Alhaji Ezekiel S. Bangura, a class six pupil of Christ Church Primary School in Freetown said that he was so happy when he was going to school knowing that he would receive a meal and won’t be hungry. “I am pleading to the government to please bring back our meals. Our tables are empty on Tuesdays and Thursdays as we used to eat very delicious meals made by our teachers,” the child said.

“Our best option was to go where kids were more hungry,” Abubakar Joe Sesay pointed out. While poverty affects many households, Sesay explained that “some parents can at least afford a daily meal while other parents cannot, and those who cannot afford it are the kids that we are focusing on for this moment. Later on, other kids will be [included] as well,” he noted.

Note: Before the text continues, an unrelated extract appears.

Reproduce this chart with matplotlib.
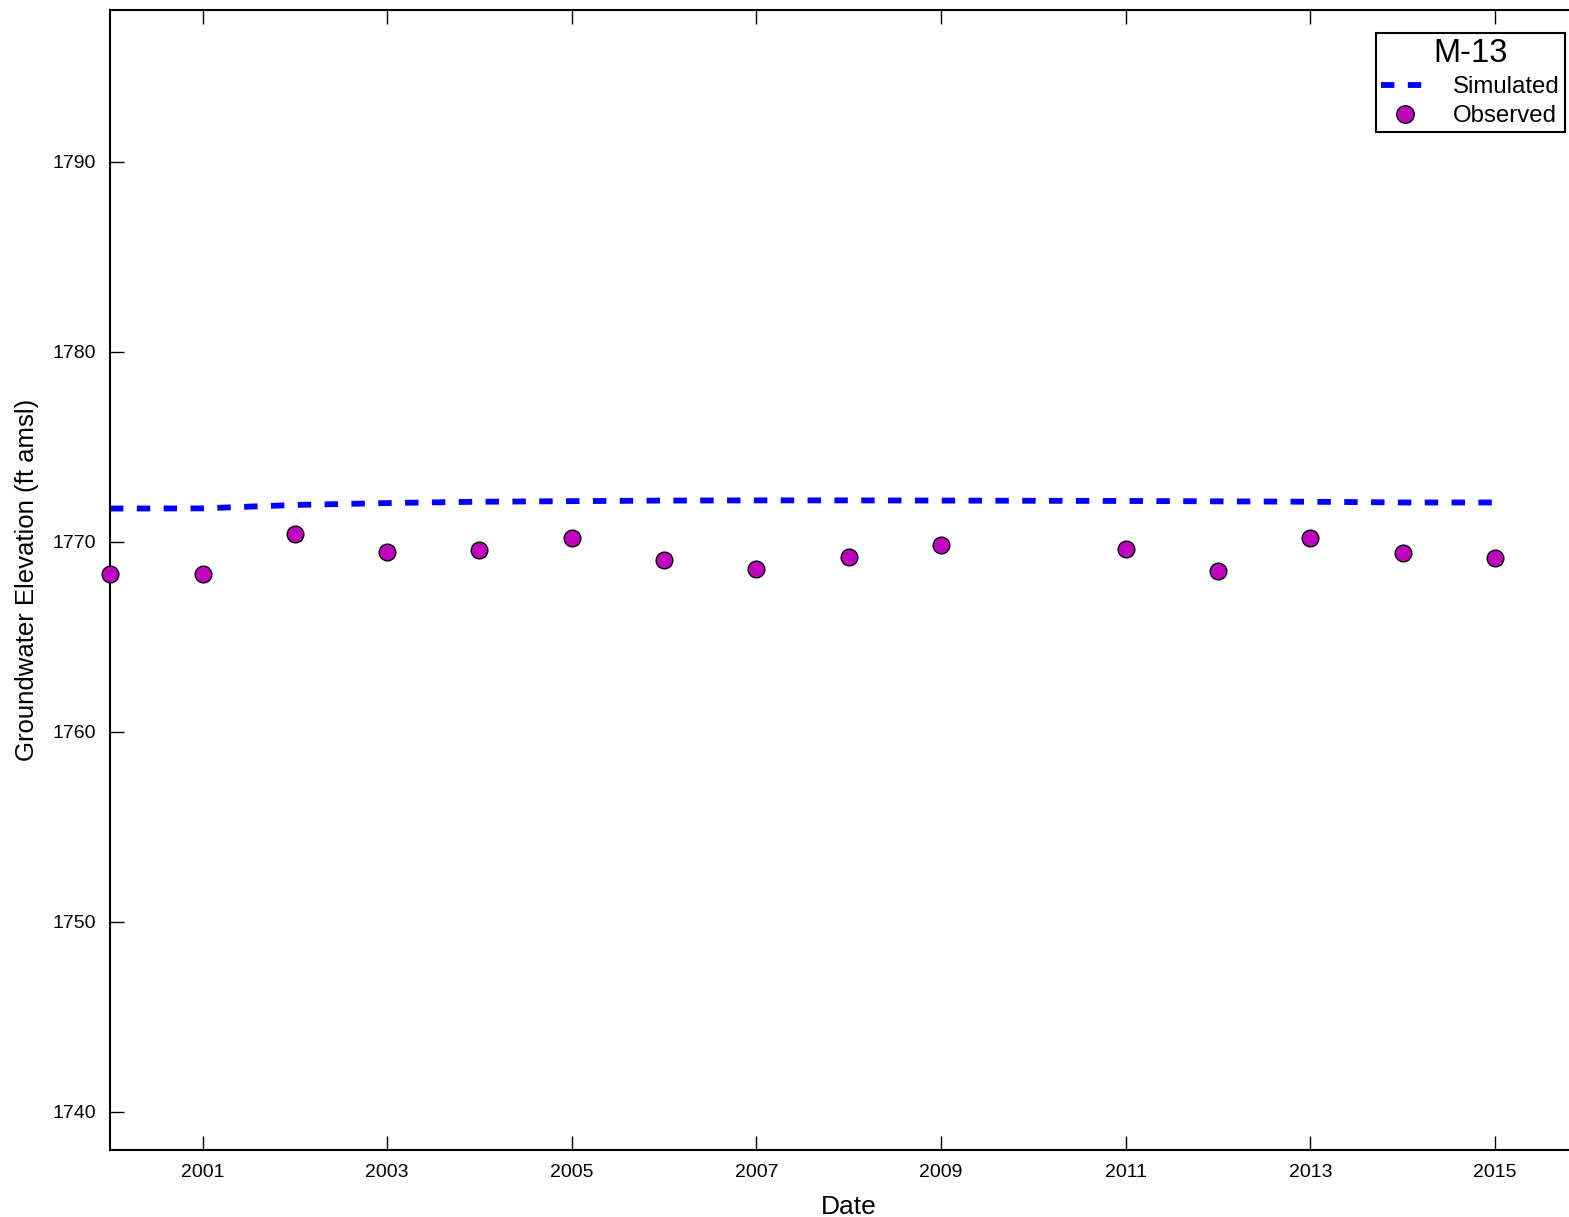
import matplotlib
matplotlib.use("Agg")
import matplotlib.pyplot as plt
import matplotlib.dates as mdates
import numpy as np
import pandas as pd

plt.rcParams['font.family'] = ['Liberation Sans', 'DejaVu Sans']

# well M-13: observed vs simulated groundwater elevation
obs_dates = pd.to_datetime(['2000-01-01', '2001-01-01', '2002-01-01', '2003-01-01',
                            '2004-01-01', '2005-01-01', '2006-01-01', '2007-01-01',
                            '2008-01-01', '2009-01-01', '2011-01-01', '2012-01-01',
                            '2013-01-01', '2014-01-01', '2015-01-01'])
obs_elev = [1768.34, 1768.32, 1770.44, 1769.50, 1769.60, 1770.23, 1769.05, 1768.60,
            1769.23, 1769.84, 1769.63, 1768.50, 1770.23, 1769.44, 1769.18]

sim_dates = pd.to_datetime(['2000-01-01', '2001-01-01', '2002-01-01', '2003-01-01',
                            '2004-01-01', '2005-01-01', '2006-01-01', '2007-01-01',
                            '2008-01-01', '2009-01-01', '2010-01-01', '2011-01-01',
                            '2012-01-01', '2013-01-01', '2014-01-01', '2015-01-01'])
sim_elev = [1771.76, 1771.77, 1771.95, 1772.05, 1772.12, 1772.15, 1772.18, 1772.19,
            1772.19, 1772.18, 1772.17, 1772.16, 1772.14, 1772.12, 1772.08, 1772.08]

year_ticks = pd.to_datetime(['2001-01-01', '2003-01-01', '2005-01-01', '2007-01-01',
                             '2009-01-01', '2011-01-01', '2013-01-01', '2015-01-01'])
elev_ticks = [1740, 1750, 1760, 1770, 1780, 1790]

fig = plt.figure(figsize=(15.69, 12.17), dpi=100)
ax = fig.add_axes([110 / 1569, 1 - 1150 / 1217, 1477 / 1569, 1140 / 1217])

ax.plot(sim_dates, sim_elev, color='b', lw=4.2, dashes=(2.3, 2.3), label='Simulated')
ax.plot(obs_dates, obs_elev, 'o', color='m', ms=12, mec='k', mew=1.0,
        label='Observed', clip_on=False, zorder=3)

ax.set_xlim(pd.Timestamp('2000-01-01'), pd.Timestamp('2016-01-01'))
ax.set_ylim(1738, 1798)
ax.set_yticks(elev_ticks)
ax.set_xticks(year_ticks)
ax.xaxis.set_major_formatter(mdates.DateFormatter('%Y'))

ax.tick_params(direction='in', length=10, width=1, labelsize=14, pad=10,
               top=True, right=True)
for s in ax.spines.values():
    s.set_linewidth(1.5)

ax.set_xlabel('Date', fontsize=19, labelpad=10)
ax.set_ylabel('Groundwater Elevation (ft amsl)', fontsize=18.5, labelpad=10)

leg = ax.legend(title='M-13', loc='upper right', bbox_to_anchor=(1563 / 1587, 1 - 23 / 1140),
                fontsize=17.3, title_fontsize=23.5, numpoints=1, fancybox=False,
                framealpha=1, borderpad=0.2, labelspacing=0.3, handlelength=2.0,
                handletextpad=1.0, borderaxespad=0, markerscale=1.05)
leg.get_frame().set_edgecolor('k')
leg.get_frame().set_linewidth(1.5)

fig.savefig('out.png', dpi=100)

Mr. Samuel S. Koroma, head teacher at the Methodist City Mission Primary School said that the government has not taken into consideration that even in Freetown pupils suffer from poverty and hunger. “For a country like Sierra Leone, school feeding should be one of the major government priorities to encourage the needy children to attend school.”

Spokesperson Abubakar Joe Sesay said that “inadequate is better than nothing,” and the government is aware that many more pupils are hungry, which is why the plan is to extend the SFP when resources permit.